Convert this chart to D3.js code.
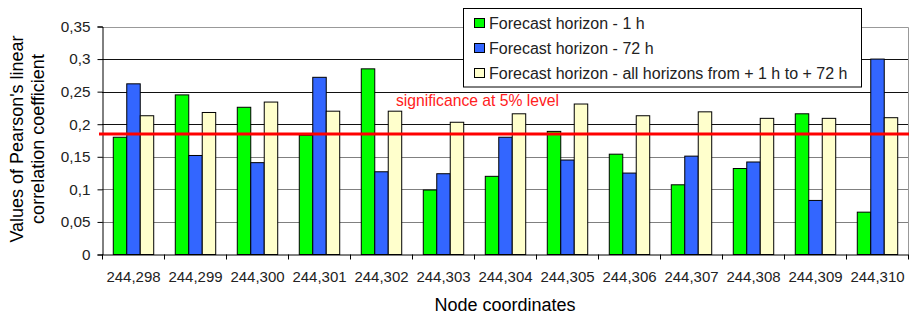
<!DOCTYPE html>
<html>
<head>
<meta charset="utf-8">
<script src="https://cdn.jsdelivr.net/npm/d3@7"></script>
<style>
  html, body { margin: 0; padding: 0; background: #fff; }
  svg { display: block; font-family: "Liberation Sans", Arial, sans-serif; }
</style>
</head>
<body>
<svg id="chart" width="909" height="317"></svg>
<script>
const categories = ["244,298","244,299","244,300","244,301","244,302","244,303","244,304","244,305","244,306","244,307","244,308","244,309","244,310"];
const seriesNames = ["Forecast horizon - 1 h", "Forecast horizon - 72 h", "Forecast horizon - all horizons from + 1 h to + 72 h"];
const seriesColors = ["#00FF00", "#3366FF", "#FFFFCC"];
const valuesH1 = [0.180, 0.245, 0.226, 0.183, 0.285, 0.099, 0.120, 0.189, 0.154, 0.107, 0.132, 0.216, 0.065];
const valuesH72 = [0.262, 0.152, 0.141, 0.272, 0.127, 0.124, 0.180, 0.145, 0.125, 0.151, 0.142, 0.083, 0.300];
const valuesAll = [0.213, 0.218, 0.234, 0.220, 0.220, 0.203, 0.216, 0.231, 0.213, 0.219, 0.209, 0.209, 0.210];
const yTicks = [0, 0.05, 0.1, 0.15, 0.2, 0.25, 0.3, 0.35];
const significance = 0.185;
const significanceLabel = "significance at 5% level";
const xTitle = "Node coordinates";
const yTitleLines = ["Values of Pearson's linear", "correlation coefficient"];

const allSeries = [valuesH1, valuesH72, valuesAll];
const svg = d3.select("#chart");

const pLeft = 102, pRight = 908, pTop = 26.5, pBottom = 254.5;
const x0 = d3.scaleBand().domain(categories).range([pLeft, pRight]).padding(0);
const x1 = d3.scaleBand().domain(d3.range(3)).range([0, x0.bandwidth()]).paddingInner(0).paddingOuter(0.8);
const y = d3.scaleLinear().domain([0, 0.35]).range([pBottom, pTop]);
const fmt = v => String(v).replace(".", ",");

// gridlines
svg.append("g").selectAll("line").data(yTicks.filter(t => t > 0 && t < 0.35)).join("line")
  .attr("x1", pLeft).attr("x2", pRight)
  .attr("y1", d => Math.round(y(d)) + 0.5).attr("y2", d => Math.round(y(d)) + 0.5)
  .attr("stroke", d => d >= 0.2 ? "#111" : "#808080").attr("stroke-width", 1);

// plot border (top & right)
svg.append("path")
  .attr("d", `M${pLeft},${Math.round(y(0.35)) + 0.5}H${pRight + 0.5}V${pBottom}`)
  .attr("fill", "none").attr("stroke", "#999").attr("stroke-width", 1);

// bars
const groups = svg.append("g").selectAll("g").data(categories).join("g")
  .attr("transform", d => `translate(${x0(d)},0)`);
groups.selectAll("rect").data((d, i) => allSeries.map((s, k) => ({k, v: s[i]}))).join("rect")
  .attr("x", d => x1(d.k) + 0.5)
  .attr("y", d => y(d.v))
  .attr("width", x1.bandwidth())
  .attr("height", d => y(0) - y(d.v))
  .attr("fill", d => seriesColors[d.k])
  .attr("stroke", "#000").attr("stroke-width", 1);

// y axis
const yAxis = d3.axisLeft(y).tickValues(yTicks).tickSize(5).tickPadding(7).tickFormat(fmt);
const gy = svg.append("g").attr("transform", `translate(${pLeft + 0.5},0)`).call(yAxis);
gy.select(".domain").attr("stroke", "#000");
gy.selectAll(".tick line").attr("stroke", "#000");
gy.selectAll(".tick text").attr("font-size", 15.3).attr("fill", "#222")
  .attr("font-family", "Liberation Sans, Arial");

// x axis
const gx = svg.append("g").attr("transform", `translate(0,${pBottom})`);
gx.append("line").attr("x1", pLeft).attr("x2", pRight + 0.5).attr("y1", 0.5).attr("y2", 0.5).attr("stroke", "#000");
gx.selectAll(".tk").data(categories.concat(["end"])).join("line")
  .attr("x1", (d, i) => Math.round(pLeft + i * x0.step()) + 0.5)
  .attr("x2", (d, i) => Math.round(pLeft + i * x0.step()) + 0.5)
  .attr("y1", 0).attr("y2", 5).attr("stroke", "#000");
gx.selectAll("text").data(categories).join("text")
  .attr("x", d => x0(d) + x0.bandwidth() / 2 + 0.5)
  .attr("y", 27)
  .attr("text-anchor", "middle").attr("font-size", 15).attr("fill", "#222")
  .text(d => d);

// significance line
svg.append("line")
  .attr("x1", pLeft - 3).attr("x2", 909)
  .attr("y1", y(significance)).attr("y2", y(significance))
  .attr("stroke", "#FF0000").attr("stroke-width", 3);
svg.append("text")
  .attr("x", 396).attr("y", 106)
  .attr("font-size", 15.7).attr("fill", "#FF2020")
  .text(significanceLabel);

// axis titles
svg.append("text")
  .attr("x", (pLeft + pRight) / 2).attr("y", 311)
  .attr("text-anchor", "middle").attr("font-size", 18).attr("fill", "#000")
  .text(xTitle);
const yt = svg.append("text")
  .attr("transform", "translate(0,139) rotate(-90)")
  .attr("text-anchor", "middle").attr("font-size", 18).attr("fill", "#000");
yTitleLines.forEach((t, i) => {
  yt.append("tspan").attr("x", 0).attr("y", 23 + i * 20.5).text(t);
});

// legend
const lg = svg.append("g");
lg.append("rect").attr("x", 463.5).attr("y", 8.5).attr("width", 398).attr("height", 78.5)
  .attr("fill", "#fff").attr("stroke", "#000").attr("stroke-width", 1);
const items = lg.selectAll("g").data(seriesNames).join("g")
  .attr("transform", (d, i) => `translate(0,${i * 25})`);
items.append("rect").attr("x", 474.5).attr("y", 18.5).attr("width", 10).attr("height", 9)
  .attr("fill", (d, i) => seriesColors[i]).attr("stroke", "#000");
items.append("text").attr("x", 489).attr("y", 28.5).attr("font-size", 16).attr("fill", "#222")
  .text(d => d);
</script>
</body>
</html>
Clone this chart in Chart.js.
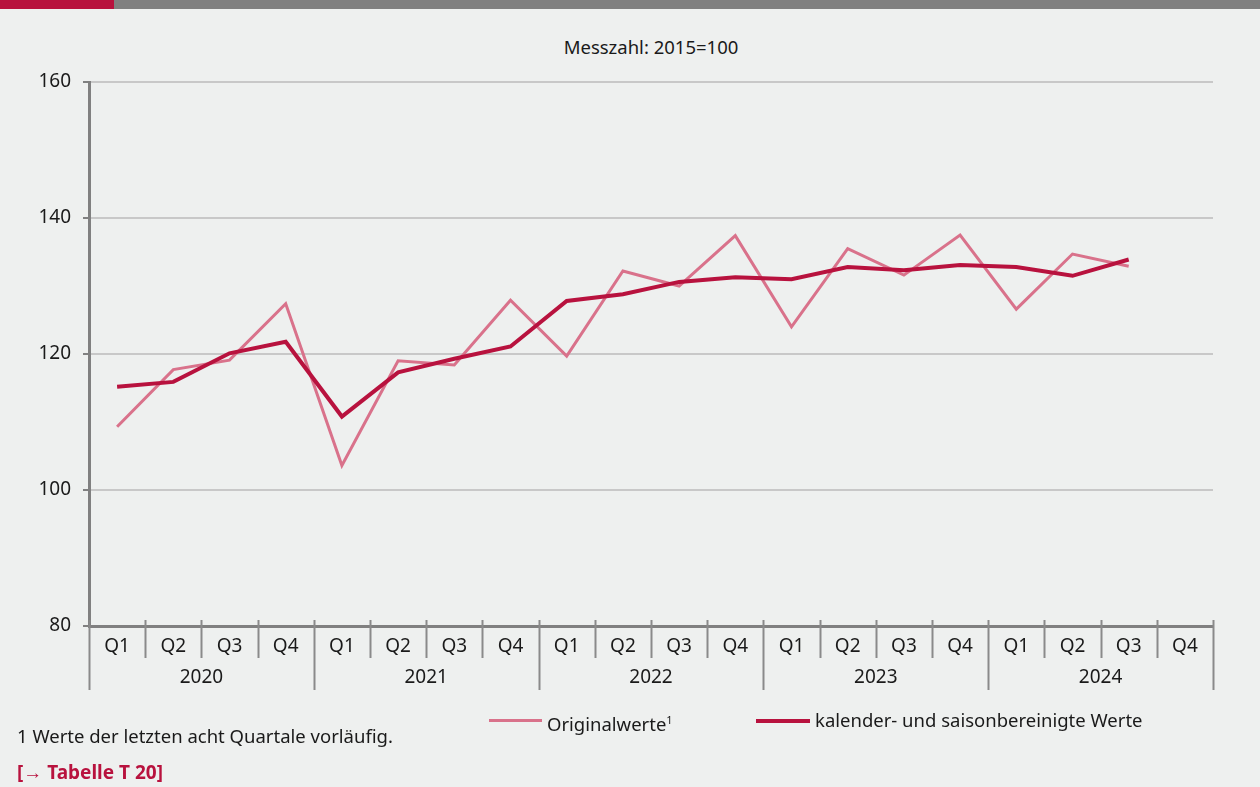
<!DOCTYPE html>
<html>
<head>
<meta charset="utf-8">
<script src="https://cdn.jsdelivr.net/npm/chart.js"></script>
<style>
  body { margin: 0; background: #eef0ef; font-family: "Noto Sans", sans-serif; color: #1a1a1a; }
  #wrap { position: relative; width: 1260px; height: 787px; overflow: hidden; }
  #bar1 { position: absolute; left: 0; top: 0; width: 114px; height: 9px; background: #b8123e; }
  #bar2 { position: absolute; left: 114px; top: 0; width: 1146px; height: 9px; background: #808080; }
  #titel { position: absolute; left: 451px; width: 400px; top: 34px; text-align: center; font-size: 18.5px; }
  canvas { position: absolute; left: 0; top: 0; }
  .leg { position: absolute; top: 707px; font-size: 18.5px; line-height: 26px; }
  .strich { position: absolute; }
  #fuss { position: absolute; left: 17px; top: 723px; font-size: 18.5px; }
  #tab { position: absolute; left: 17px; top: 759px; font-size: 19px; font-weight: bold; color: #b8123e; }
</style>
</head>
<body>
<div id="wrap">
  <div id="bar1"></div><div id="bar2"></div>
  <div id="titel">Messzahl: 2015=100</div>
  <canvas id="grafik" width="1260" height="787"></canvas>
  <div class="strich" style="left:489px; top:719px; width:53px; height:3px; background:#d9728b;"></div>
  <div class="leg" style="left:547px;">Originalwerte<sup style="font-size:11px;">1</sup></div>
  <div class="strich" style="left:756px; top:719px; width:54px; height:4px; background:#b8123e;"></div>
  <div class="leg" style="left:815px;">kalender- und saisonbereinigte Werte</div>
  <div id="fuss">1 Werte der letzten acht Quartale vorläufig.</div>
  <div id="tab">[→ Tabelle T 20]</div>
</div>
<script>
var jahre = ['2020', '2021', '2022', '2023', '2024'];
var quartale = ['Q1','Q2','Q3','Q4','Q1','Q2','Q3','Q4','Q1','Q2','Q3','Q4','Q1','Q2','Q3','Q4','Q1','Q2','Q3','Q4'];
var originalwerte = [109.3, 117.7, 119.1, 127.4, 103.6, 119.0, 118.4, 127.9, 119.7, 132.2, 130.0, 137.4, 124.0, 135.5, 131.6, 137.5, 126.6, 134.7, 132.9, null];
var bereinigt = [115.2, 115.9, 120.1, 121.8, 110.8, 117.3, 119.3, 121.1, 127.8, 128.8, 130.6, 131.3, 131.0, 132.8, 132.3, 133.1, 132.8, 131.5, 133.9, null];
var yTicks = [80, 100, 120, 140, 160];

// Trennstriche unter der x-Achse (Quartale kurz, Jahre lang)
var trenner = {
    id: 'trenner',
    afterDraw: function(chart) {
        var ctx = chart.ctx;
        var x = chart.scales.x;
        var breite = x.width / quartale.length;
        ctx.save();
        ctx.strokeStyle = '#8a8a8a';
        ctx.lineWidth = 2;
        for (var i = 0; i <= quartale.length; i++) {
            var px = Math.round(x.left + i * breite) + 0.5;
            ctx.beginPath();
            ctx.moveTo(px, x.top - 6);
            ctx.lineTo(px, i % 4 === 0 ? x.top + 64 : x.top + 32);
            ctx.stroke();
        }
        ctx.restore();
    }
};

var schrift = { family: '"Noto Sans", sans-serif', size: 19 };

new Chart(document.getElementById('grafik'), {
    type: 'line',
    data: {
        labels: quartale,
        datasets: [{
            label: 'kalender- und saisonbereinigte Werte',
            data: bereinigt,
            borderColor: '#b8123e',
            borderWidth: 4,
            pointRadius: 0,
            tension: 0,
            order: 1
        }, {
            label: 'Originalwerte',
            data: originalwerte,
            borderColor: '#d9728b',
            borderWidth: 3,
            pointRadius: 0,
            tension: 0,
            order: 2
        }]
    },
    options: {
        responsive: false,
        animation: false,
        layout: { padding: { top: 82, right: 47, bottom: 95, left: 0 } },
        plugins: { legend: { display: false }, title: { display: false }, tooltip: { enabled: false } },
        scales: {
            x: {
                type: 'category',
                offset: true,
                grid: { display: false, drawTicks: false },
                border: { display: true, color: '#808080', width: 3 },
                ticks: { autoSkip: false, maxRotation: 0, padding: 9, color: '#1a1a1a', font: schrift },
                afterFit: function(s) { s.height = 34; }
            },
            jahr: {
                type: 'category',
                labels: jahre,
                position: 'bottom',
                offset: true,
                grid: { display: false, drawTicks: false },
                border: { display: false },
                ticks: { autoSkip: false, maxRotation: 0, padding: 6, color: '#1a1a1a', font: schrift },
                afterFit: function(s) { s.height = 32; }
            },
            y: {
                min: 80,
                max: 160,
                afterBuildTicks: function(s) { s.ticks = yTicks.map(function(v) { return { value: v }; }); },
                grid: {
                    color: function(c) { return c.tick && c.tick.value === 80 ? 'rgba(0,0,0,0)' : '#c8c8c8'; },
                    lineWidth: 2,
                    tickColor: '#808080',
                    tickLength: 6,
                    tickWidth: 2
                },
                border: { display: true, color: '#808080', width: 3 },
                ticks: { padding: 12, color: '#1a1a1a', font: schrift },
                afterFit: function(s) { s.width = 89; }
            }
        }
    },
    plugins: [trenner]
});
</script>
</body>
</html>
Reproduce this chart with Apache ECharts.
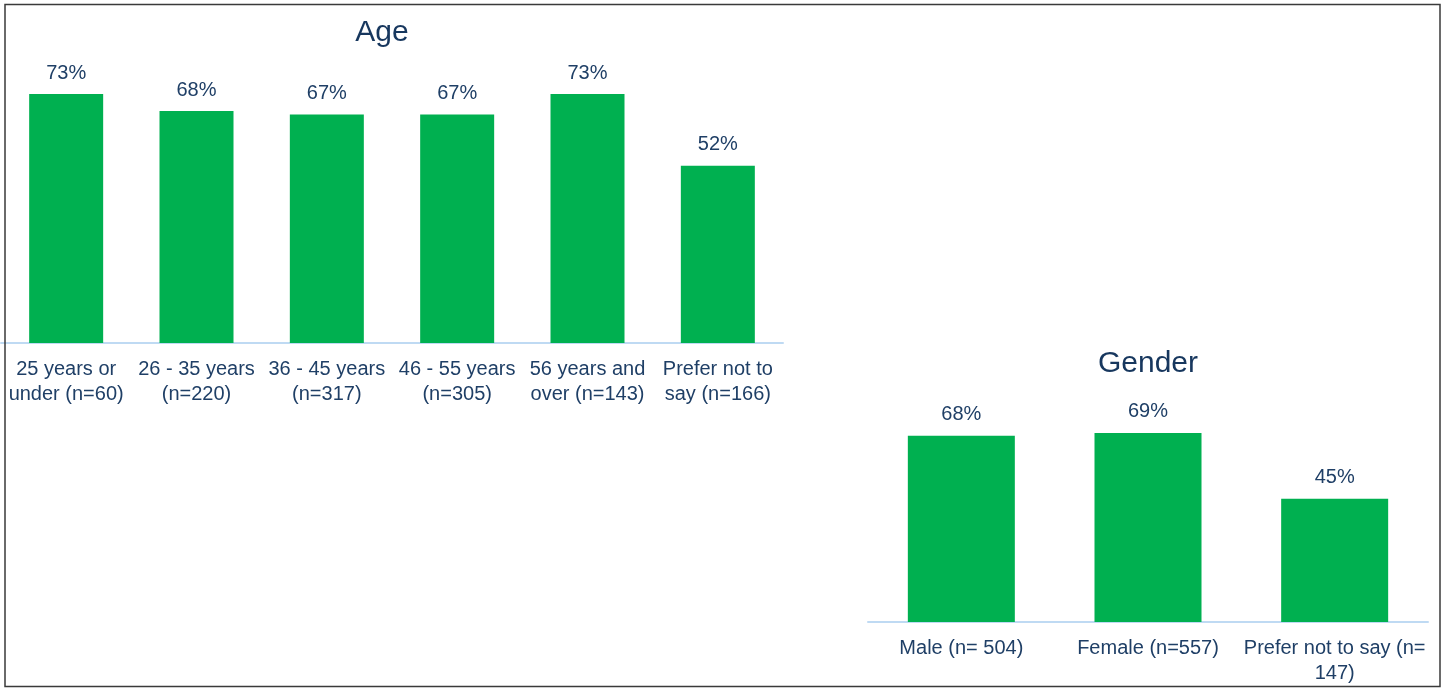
<!DOCTYPE html>
<html>
<head>
<meta charset="utf-8">
<script src="https://cdn.jsdelivr.net/npm/echarts@6/dist/echarts.min.js"></script>
<style>
  html, body { margin: 0; padding: 0; background: #ffffff; }
  #chart { width: 1447px; height: 690px; }
</style>
</head>
<body>
<div id="chart"></div>
<script>
// Age breakdown
const ageCategories = [
  '25 years or\nunder (n=60)',
  '26 - 35 years\n(n=220)',
  '36 - 45 years\n(n=317)',
  '46 - 55 years\n(n=305)',
  '56 years and\nover (n=143)',
  'Prefer not to\nsay (n=166)'
];
const ageValues = [73, 68, 67, 67, 73, 52];

// Gender breakdown
const genderCategories = [
  'Male (n= 504)',
  'Female (n=557)',
  'Prefer not to say (n=\n147)'
];
const genderValues = [68, 69, 45];

const FONT = '"Liberation Sans", Arial, sans-serif';
const BAR_GREEN = '#00B050';
const TEXT_DARK = '#1F3F66';
const TITLE_DARK = '#17375E';
const AXIS_BLUE = '#BFDAF3';

const chart = echarts.init(document.getElementById('chart'), null, { renderer: 'canvas' });

function catAxis(gridIndex, data) {
  return {
    type: 'category',
    gridIndex: gridIndex,
    data: data,
    axisTick: { show: false },
    axisLine: { show: true, lineStyle: { color: AXIS_BLUE, width: 2 } },
    axisLabel: {
      interval: 0,
      margin: 14,
      fontFamily: FONT,
      fontSize: 20,
      lineHeight: 25,
      color: TEXT_DARK,
      align: 'center'
    }
  };
}

function valAxis(gridIndex) {
  return {
    type: 'value',
    gridIndex: gridIndex,
    min: 0,
    max: 100,
    show: false,
    splitLine: { show: false }
  };
}

function barSeries(index, values, width) {
  return {
    type: 'bar',
    xAxisIndex: index,
    yAxisIndex: index,
    data: values,
    barWidth: width,
    itemStyle: { color: BAR_GREEN },
    label: {
      show: true,
      position: 'top',
      distance: 11,
      formatter: '{c}%',
      fontFamily: FONT,
      fontSize: 20,
      color: TEXT_DARK
    },
    silent: true,
    animation: false
  };
}

chart.setOption({
  backgroundColor: '#ffffff',
  animation: false,
  title: [
    {
      text: 'Age',
      left: 382,
      top: 18,
      padding: 0,
      textAlign: 'center',
      textStyle: { fontFamily: FONT, fontSize: 30, fontWeight: 'normal', color: TITLE_DARK }
    },
    {
      text: 'Gender',
      left: 1148,
      top: 349,
      padding: 0,
      textAlign: 'center',
      textStyle: { fontFamily: FONT, fontSize: 30, fontWeight: 'normal', color: TITLE_DARK }
    }
  ],
  grid: [
    { left: 1, width: 782, top: 2, bottom: 347, containLabel: false },
    { left: 868, width: 560, top: 348, bottom: 68, containLabel: false }
  ],
  xAxis: [catAxis(0, ageCategories), catAxis(1, genderCategories)],
  yAxis: [valAxis(0), valAxis(1)],
  series: [barSeries(0, ageValues, 74), barSeries(1, genderValues, 107)],
  graphic: [
    {
      type: 'rect',
      silent: true,
      z: 100,
      shape: { x: 5, y: 4.5, width: 1435, height: 682 },
      style: { fill: null, stroke: '#3A3A3A', lineWidth: 1.5 }
    }
  ]
});
</script>
</body>
</html>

■ ■ ■

● TASK REQUIREMENTS
Return nothing but the lines running from the start of the data to the line with "const fmt = v", please, both ends included and no pictures.

● EXPECTED ANSWER
Convert this chart to D3.js code.
<!DOCTYPE html>
<html>
<head>
<meta charset="utf-8">
<script src="https://cdn.jsdelivr.net/npm/d3@7"></script>
<style>
  html, body { margin: 0; padding: 0; background: #fff; }
  svg { display: block; font-family: "Liberation Sans", Arial, sans-serif; }
</style>
</head>
<body>
<svg id="chart" width="909" height="317"></svg>
<script>
const categories = ["244,298","244,299","244,300","244,301","244,302","244,303","244,304","244,305","244,306","244,307","244,308","244,309","244,310"];
const seriesNames = ["Forecast horizon - 1 h", "Forecast horizon - 72 h", "Forecast horizon - all horizons from + 1 h to + 72 h"];
const seriesColors = ["#00FF00", "#3366FF", "#FFFFCC"];
const valuesH1 = [0.180, 0.245, 0.226, 0.183, 0.285, 0.099, 0.120, 0.189, 0.154, 0.107, 0.132, 0.216, 0.065];
const valuesH72 = [0.262, 0.152, 0.141, 0.272, 0.127, 0.124, 0.180, 0.145, 0.125, 0.151, 0.142, 0.083, 0.300];
const valuesAll = [0.213, 0.218, 0.234, 0.220, 0.220, 0.203, 0.216, 0.231, 0.213, 0.219, 0.209, 0.209, 0.210];
const yTicks = [0, 0.05, 0.1, 0.15, 0.2, 0.25, 0.3, 0.35];
const significance = 0.185;
const significanceLabel = "significance at 5% level";
const xTitle = "Node coordinates";
const yTitleLines = ["Values of Pearson's linear", "correlation coefficient"];

const allSeries = [valuesH1, valuesH72, valuesAll];
const svg = d3.select("#chart");

const pLeft = 102, pRight = 908, pTop = 26.5, pBottom = 254.5;
const x0 = d3.scaleBand().domain(categories).range([pLeft, pRight]).padding(0);
const x1 = d3.scaleBand().domain(d3.range(3)).range([0, x0.bandwidth()]).paddingInner(0).paddingOuter(0.8);
const y = d3.scaleLinear().domain([0, 0.35]).range([pBottom, pTop]);
const fmt = v => String(v).replace(".", ",");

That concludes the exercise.